Exclude the pictures and return every line exactly as written.
━━━━━ Stored data
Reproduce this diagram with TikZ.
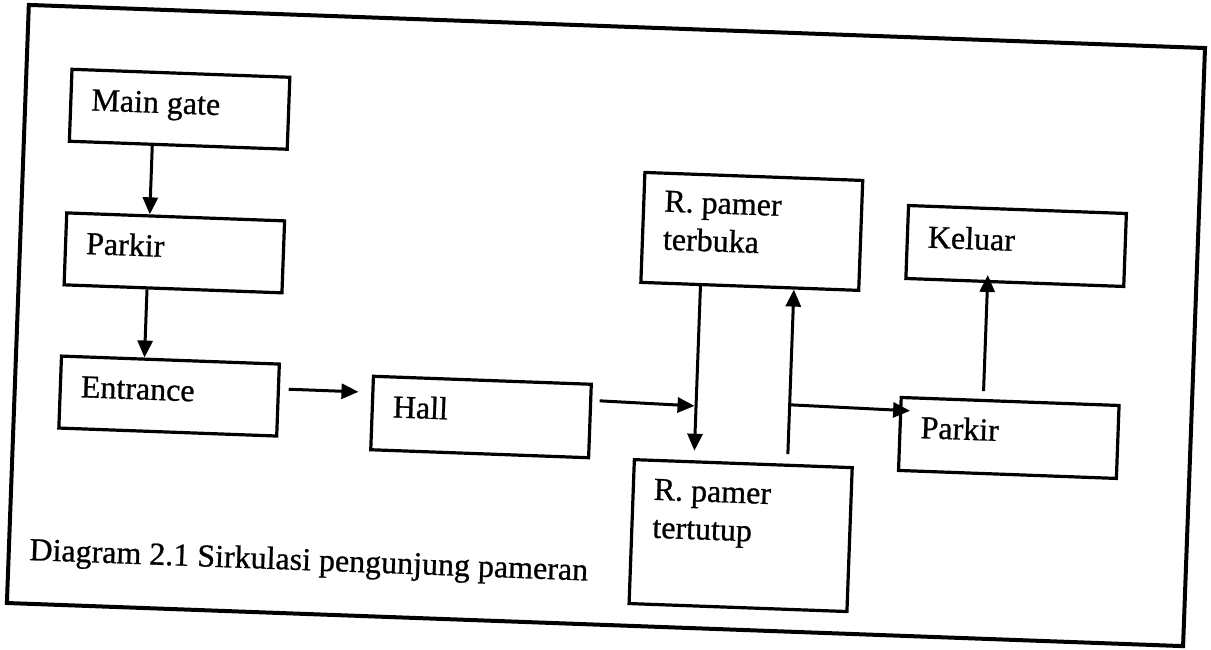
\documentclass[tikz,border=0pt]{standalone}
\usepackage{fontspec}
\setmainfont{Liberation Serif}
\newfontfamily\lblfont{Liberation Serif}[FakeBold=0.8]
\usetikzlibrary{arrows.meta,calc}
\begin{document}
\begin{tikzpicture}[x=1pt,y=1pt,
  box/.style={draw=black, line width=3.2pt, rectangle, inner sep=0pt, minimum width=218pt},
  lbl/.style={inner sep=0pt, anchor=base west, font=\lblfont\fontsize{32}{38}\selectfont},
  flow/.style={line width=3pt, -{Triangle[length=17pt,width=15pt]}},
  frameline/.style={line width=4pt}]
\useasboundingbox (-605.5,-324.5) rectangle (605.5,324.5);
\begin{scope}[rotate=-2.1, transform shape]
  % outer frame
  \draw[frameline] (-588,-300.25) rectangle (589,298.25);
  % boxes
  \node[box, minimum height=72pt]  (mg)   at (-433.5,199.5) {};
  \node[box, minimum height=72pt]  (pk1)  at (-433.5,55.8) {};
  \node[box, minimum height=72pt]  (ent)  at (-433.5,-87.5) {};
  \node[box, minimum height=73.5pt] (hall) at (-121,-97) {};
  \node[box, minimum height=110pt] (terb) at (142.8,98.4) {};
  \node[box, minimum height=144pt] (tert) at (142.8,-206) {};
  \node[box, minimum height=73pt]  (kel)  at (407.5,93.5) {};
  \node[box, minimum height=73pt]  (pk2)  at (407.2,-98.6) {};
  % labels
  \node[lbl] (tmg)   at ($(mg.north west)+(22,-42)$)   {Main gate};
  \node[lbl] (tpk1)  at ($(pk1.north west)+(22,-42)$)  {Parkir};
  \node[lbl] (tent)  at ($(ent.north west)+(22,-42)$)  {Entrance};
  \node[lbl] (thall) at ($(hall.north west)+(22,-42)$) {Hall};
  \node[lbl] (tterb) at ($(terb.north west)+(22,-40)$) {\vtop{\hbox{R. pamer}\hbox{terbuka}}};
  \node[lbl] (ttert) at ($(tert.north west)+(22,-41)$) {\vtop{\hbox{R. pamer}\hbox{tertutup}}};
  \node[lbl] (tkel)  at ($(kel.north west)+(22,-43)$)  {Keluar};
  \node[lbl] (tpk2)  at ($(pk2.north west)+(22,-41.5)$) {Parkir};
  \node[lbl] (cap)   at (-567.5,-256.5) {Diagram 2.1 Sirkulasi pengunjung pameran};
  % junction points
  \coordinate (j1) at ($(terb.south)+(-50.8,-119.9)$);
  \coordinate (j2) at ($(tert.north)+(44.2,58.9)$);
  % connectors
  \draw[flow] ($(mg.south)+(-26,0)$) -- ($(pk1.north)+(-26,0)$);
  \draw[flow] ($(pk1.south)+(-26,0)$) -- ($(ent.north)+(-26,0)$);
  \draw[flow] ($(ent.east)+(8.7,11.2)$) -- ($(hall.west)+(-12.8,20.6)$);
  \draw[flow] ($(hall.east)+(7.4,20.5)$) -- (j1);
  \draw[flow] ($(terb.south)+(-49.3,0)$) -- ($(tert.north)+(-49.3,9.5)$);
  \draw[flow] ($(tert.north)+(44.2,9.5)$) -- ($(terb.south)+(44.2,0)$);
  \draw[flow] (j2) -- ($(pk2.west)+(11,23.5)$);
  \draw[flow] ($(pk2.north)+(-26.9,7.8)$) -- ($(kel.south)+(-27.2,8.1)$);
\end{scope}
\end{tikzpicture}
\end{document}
━━━━━━━━━━
Final result:
Reproduce this diagram with TikZ.
\documentclass[tikz,border=0pt]{standalone}
\usepackage{fontspec}
\setmainfont{Liberation Serif}
\newfontfamily\lblfont{Liberation Serif}[FakeBold=0.8]
\usetikzlibrary{arrows.meta,calc}
\begin{document}
\begin{tikzpicture}[x=1pt,y=1pt,
  box/.style={draw=black, line width=3.2pt, rectangle, inner sep=0pt, minimum width=218pt},
  lbl/.style={inner sep=0pt, anchor=base west, font=\lblfont\fontsize{32}{38}\selectfont},
  flow/.style={line width=3pt, -{Triangle[length=17pt,width=15pt]}},
  frameline/.style={line width=4pt}]
\useasboundingbox (-605.5,-324.5) rectangle (605.5,324.5);
\begin{scope}[rotate=-2.1, transform shape]
  % outer frame
  \draw[frameline] (-588,-300.25) rectangle (589,298.25);
  % boxes
  \node[box, minimum height=72pt]  (mg)   at (-433.5,199.5) {};
  \node[box, minimum height=72pt]  (pk1)  at (-433.5,55.8) {};
  \node[box, minimum height=72pt]  (ent)  at (-433.5,-87.5) {};
  \node[box, minimum height=73.5pt] (hall) at (-121,-97) {};
  \node[box, minimum height=110pt] (terb) at (142.8,98.4) {};
  \node[box, minimum height=144pt] (tert) at (142.8,-206) {};
  \node[box, minimum height=73pt]  (kel)  at (407.5,93.5) {};
  \node[box, minimum height=73pt]  (pk2)  at (407.2,-98.6) {};
  % labels
  \node[lbl] (tmg)   at ($(mg.north west)+(22,-42)$)   {Main gate};
  \node[lbl] (tpk1)  at ($(pk1.north west)+(22,-42)$)  {Parkir};
  \node[lbl] (tent)  at ($(ent.north west)+(22,-42)$)  {Entrance};
  \node[lbl] (thall) at ($(hall.north west)+(22,-42)$) {Hall};
  \node[lbl] (tterb) at ($(terb.north west)+(22,-40)$) {\vtop{\hbox{R. pamer}\hbox{terbuka}}};
  \node[lbl] (ttert) at ($(tert.north west)+(22,-41)$) {\vtop{\hbox{R. pamer}\hbox{tertutup}}};
  \node[lbl] (tkel)  at ($(kel.north west)+(22,-43)$)  {Keluar};
  \node[lbl] (tpk2)  at ($(pk2.north west)+(22,-41.5)$) {Parkir};
  \node[lbl] (cap)   at (-567.5,-256.5) {Diagram 2.1 Sirkulasi pengunjung pameran};
  % junction points
  \coordinate (j1) at ($(terb.south)+(-50.8,-119.9)$);
  \coordinate (j2) at ($(tert.north)+(44.2,58.9)$);
  % connectors
  \draw[flow] ($(mg.south)+(-26,0)$) -- ($(pk1.north)+(-26,0)$);
  \draw[flow] ($(pk1.south)+(-26,0)$) -- ($(ent.north)+(-26,0)$);
  \draw[flow] ($(ent.east)+(8.7,11.2)$) -- ($(hall.west)+(-12.8,20.6)$);
  \draw[flow] ($(hall.east)+(7.4,20.5)$) -- (j1);
  \draw[flow] ($(terb.south)+(-49.3,0)$) -- ($(tert.north)+(-49.3,9.5)$);
  \draw[flow] ($(tert.north)+(44.2,9.5)$) -- ($(terb.south)+(44.2,0)$);
  \draw[flow] (j2) -- ($(pk2.west)+(11,23.5)$);
  \draw[flow] ($(pk2.north)+(-26.9,7.8)$) -- ($(kel.south)+(-27.2,8.1)$);
\end{scope}
\end{tikzpicture}
\end{document}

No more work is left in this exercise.